Description of the task:
Begin at the first line of the data and copy each line through the one containing "import * as", that line included, with no pictures.

__________________________________________________

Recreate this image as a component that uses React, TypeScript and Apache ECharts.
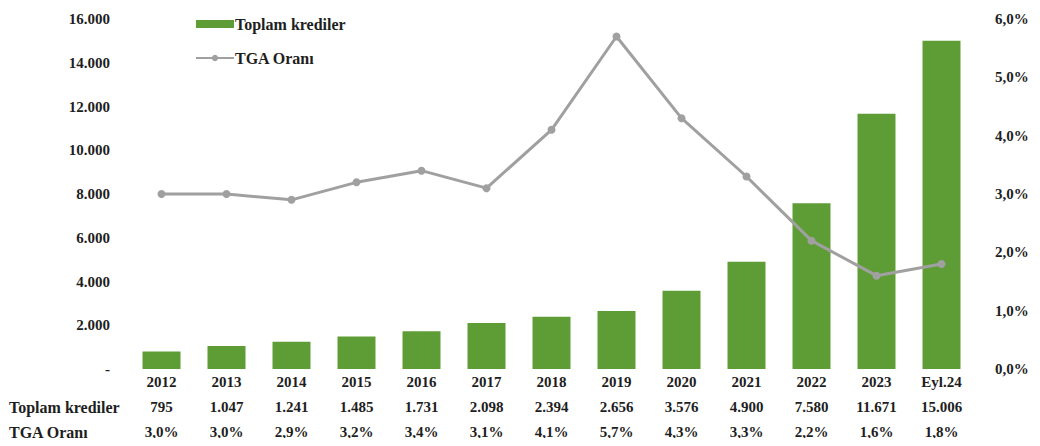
import React, { useEffect, useRef } from "react";
import * as echarts from "echarts";

const categories = ["2012", "2013", "2014", "2015", "2016", "2017", "2018", "2019", "2020", "2021", "2022", "2023", "Eyl.24"];
const toplamKrediler = [795, 1047, 1241, 1485, 1731, 2098, 2394, 2656, 3576, 4900, 7580, 11671, 15006];
const tgaOrani = [3.0, 3.0, 2.9, 3.2, 3.4, 3.1, 4.1, 5.7, 4.3, 3.3, 2.2, 1.6, 1.8];
const rowHeaders = ["Toplam krediler", "TGA Oranı"];

const FONT = "'Liberation Serif', 'DejaVu Serif', serif";
const TXT = "#1e1e1e";

function fmtThousands(n: number): string {
  const s = String(Math.round(n));
  return s.replace(/\B(?=(\d{3})+(?!\d))/g, ".");
}
function fmtPct(n: number): string {
  return n.toFixed(1).replace(".", ",") + "%";
}

export default function App() {
  const ref = useRef<HTMLDivElement>(null);
  useEffect(() => {
    if (!ref.current) return;
    const chart = echarts.init(ref.current, undefined, { renderer: "svg" });
    const base = { fontFamily: FONT, fontWeight: "bold" as const, fontSize: 15, color: TXT };
    chart.setOption({
      animation: false,
      backgroundColor: "#ffffff",
      textStyle: { fontFamily: FONT },
      title: [
        { text: rowHeaders[0], left: 9, top: 399, padding: 0, textStyle: { ...base, fontSize: 16 } },
        { text: rowHeaders[1], left: 9, top: 424, padding: 0, textStyle: { ...base, fontSize: 16 } },
      ],
      legend: {
        orient: "vertical",
        left: 190,
        top: 11,
        itemGap: 18,
        itemWidth: 38,
        itemHeight: 8,
        textStyle: { ...base, fontSize: 16, padding: [0, 0, 0, -4] },
        data: [
          { name: "Toplam krediler", icon: "rect" },
          { name: "TGA Oranı" },
        ],
      },
      grid: { left: 129, right: 66, top: 19, bottom: 77, containLabel: false },
      xAxis: {
        type: "category",
        data: categories,
        axisLine: { show: false },
        axisTick: { show: false },
        axisLabel: {
          margin: 0,
          interval: 0,
          verticalAlign: "top",
          formatter: (v: string, i: number) =>
            `{a|${v}}\n{a|${fmtThousands(toplamKrediler[i])}}\n{a|${fmtPct(tgaOrani[i])}}`,
          rich: { a: { ...base, lineHeight: 25 } },
        },
      },
      yAxis: [
        {
          type: "value",
          min: 0,
          max: 16000,
          interval: 2000,
          splitLine: { show: false },
          axisLine: { show: false },
          axisTick: { show: false },
          axisLabel: {
            ...base,
            margin: 19,
            formatter: (v: number) => (v === 0 ? "-" : fmtThousands(v)),
          },
        },
        {
          type: "value",
          min: 0,
          max: 6,
          interval: 1,
          splitLine: { show: false },
          axisLine: { show: false },
          axisTick: { show: false },
          axisLabel: {
            ...base,
            margin: 21,
            formatter: (v: number) => fmtPct(v),
          },
        },
      ],
      series: [
        {
          name: "Toplam krediler",
          type: "bar",
          data: toplamKrediler,
          barWidth: 38,
          itemStyle: { color: "#5e9d36" },
          z: 2,
        },
        {
          name: "TGA Oranı",
          type: "line",
          yAxisIndex: 1,
          data: tgaOrani,
          symbol: "circle",
          symbolSize: 8,
          lineStyle: { color: "#a0a0a0", width: 3 },
          itemStyle: { color: "#a0a0a0" },
          z: 3,
        },
      ],
    });
    return () => chart.dispose();
  }, []);
  return (
    <div style={{ margin: -8 }}>
      <div ref={ref} style={{ width: 1040, height: 446 }} />
    </div>
  );
}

__________________________________________________

Answer to this task:
Recreate this image as a component that uses React, TypeScript and Apache ECharts.
import React, { useEffect, useRef } from "react";
import * as echarts from "echarts";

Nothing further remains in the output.